A selection of osteoderms and ossicle arrangements from various nodosaurids.
Lee's specimen is top right, the others are redrawn from various papers.

It’s likely that Lee’s specimens were the first remains of a Polacanthus sacral shield ever reported. As was mentioned earlier, the fossils probably didn’t come from the Hastings Beds as they aren’t present on the Isle of Wight; Pereda-Suberbiola suggests these remains are from the Wessex Formation at Brook Bay (Pereda-Suberbiola, 1994), although a part of the Wessex Formation is exposed in the cliff at Sandown and he doesn’t give his reasons for favouring this location. As for the fossils themselves, Lee was an astute observer and commented on the histology of the osteoderms, recognising the fibrous nature of the bones. He compared them with the scales of extant iguanas and crocodilians, and despite the fragmentary nature of the material found no reason to connect them with lizards or crocodiles.

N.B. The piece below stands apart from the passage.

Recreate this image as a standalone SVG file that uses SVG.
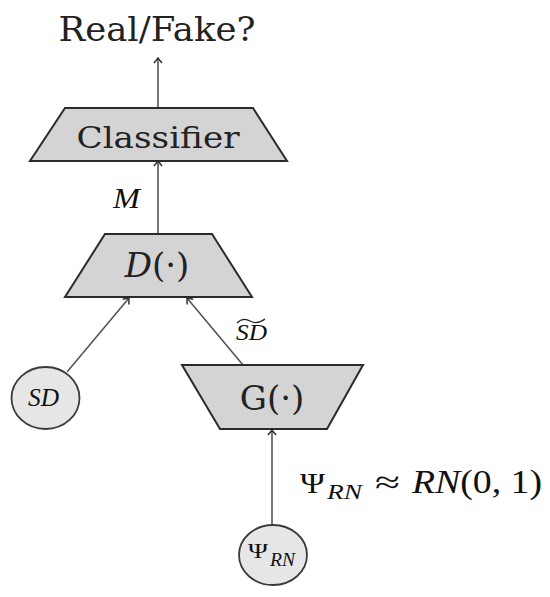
<svg xmlns="http://www.w3.org/2000/svg" width="550" height="597" viewBox="0 0 550 597">
<defs>
<marker id="ah" viewBox="0 0 10 10" refX="9" refY="5" markerWidth="10" markerHeight="10" markerUnits="userSpaceOnUse" orient="auto">
<path d="M4,1 L9,5 L4,9" fill="none" stroke="#333" stroke-width="1.5"/>
</marker>
<style>
.trap{fill:#d4d4d4;stroke:#2b2b2b;stroke-width:2}
.circ{fill:#e6e6e6;stroke:#3a3a3a;stroke-width:1.8}
.conn{fill:none;stroke:#555;stroke-width:1.6;marker-end:url(#ah)}
.serif{font-family:"DejaVu Serif","Liberation Serif",serif;fill:#222}
.math{font-family:"Liberation Serif","DejaVu Serif",serif;fill:#111}
</style>
</defs>
<rect width="550" height="597" fill="#ffffff"/>
<text class="serif" x="157" y="41" font-size="34" text-anchor="middle" textLength="197" lengthAdjust="spacingAndGlyphs">Real/Fake?</text>
<g id="connectors">
<line class="conn" x1="158" y1="108" x2="158" y2="58"/>
<line class="conn" x1="158" y1="234" x2="158" y2="161"/>
<line class="conn" x1="67" y1="372" x2="129" y2="298"/>
<line class="conn" x1="243" y1="365" x2="187" y2="298"/>
<line class="conn" x1="272" y1="525" x2="272" y2="430"/>
</g>
<text class="math" x="113" y="208" font-size="29" font-style="italic" textLength="27" lengthAdjust="spacingAndGlyphs">M</text>
<text class="math" x="236" y="340" font-size="23" font-style="italic" textLength="31" lengthAdjust="spacingAndGlyphs">SD</text>
<path d="M237,323 Q243,317 250,321 T265,319" fill="none" stroke="#222" stroke-width="1.3"/>
<g id="classifier">
<polygon class="trap" points="65,108 253,108 287,161 30,161"/>
<text class="serif" x="158" y="148" font-size="29" text-anchor="middle" textLength="163" lengthAdjust="spacingAndGlyphs">Classifier</text>
</g>
<g id="discriminator">
<polygon class="trap" points="105,234 212,234 252,297 65,297"/>
<text class="serif" x="157" y="277" font-size="34" text-anchor="middle"><tspan font-style="italic">D</tspan>(·)</text>
</g>
<g id="generator">
<polygon class="trap" points="182,365 363,365 327,429 220,429"/>
<text class="serif" x="272" y="410" font-size="34" text-anchor="middle">G(·)</text>
</g>
<g id="sd">
<ellipse class="circ" cx="45.5" cy="398" rx="34" ry="31"/>
<text class="math" x="28" y="406" font-size="25" font-style="italic" textLength="31" lengthAdjust="spacingAndGlyphs">SD</text>
</g>
<g id="psi">
<ellipse class="circ" cx="273" cy="555" rx="34" ry="30"/>
<text class="math" font-size="22"><tspan x="248" y="558" textLength="20" lengthAdjust="spacingAndGlyphs">Ψ</tspan><tspan x="270" y="566" font-style="italic" font-size="18" textLength="25" lengthAdjust="spacingAndGlyphs">RN</tspan></text>
</g>
<text class="math" font-size="30"><tspan x="300" y="493" textLength="25" lengthAdjust="spacingAndGlyphs">Ψ</tspan><tspan x="327" y="499" font-style="italic" font-size="21" textLength="35" lengthAdjust="spacingAndGlyphs">RN</tspan><tspan x="375" y="493" font-size="32" textLength="25" lengthAdjust="spacingAndGlyphs">≈</tspan><tspan x="412" y="493" font-size="33" textLength="130" lengthAdjust="spacingAndGlyphs"><tspan font-style="italic">RN</tspan>(0, 1)</tspan></text>
</svg>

The two ‘plates’ and drawings never made it to Sowerby. They were sent in a hackney carriage but never arrived and so joined the list of other dinosaur specimens lost to science. Had they had done, it’s entirely plausible that Polacanthus would have been named twenty years before it actually was.


References:

Hulke, J.W. 1881. Polacanthus foxii, a large undescribed dinosaur from the Wealden Formation in the Isle of Wight. Philosophical Transactions of the Royal Society of London, Vol. 172; 653-662.

Hulke, J. W. 1887. Supplemental note on Polacanthus foxii, describing the dorsal shield and some parts of the endoskeleton, imperfectly known in 1881. Philosophical Transactions of the Royal Society of London, Vol. 178: 169-72.

Lee, J.E. 1843. Notice of Saurian Dermal Plates from the Wealden of the Isle of Wight. Annals of Natural History. London. 11: 5-7.

Pereda-Suberbiola, X. 1994. Polacanthus (Ornithischia: Ankylosauria), a transatlantic armoured dinosaur from the Early Cretaceous of Europe and North America. Palaeontographica, Abteilung A, 232: 133–159.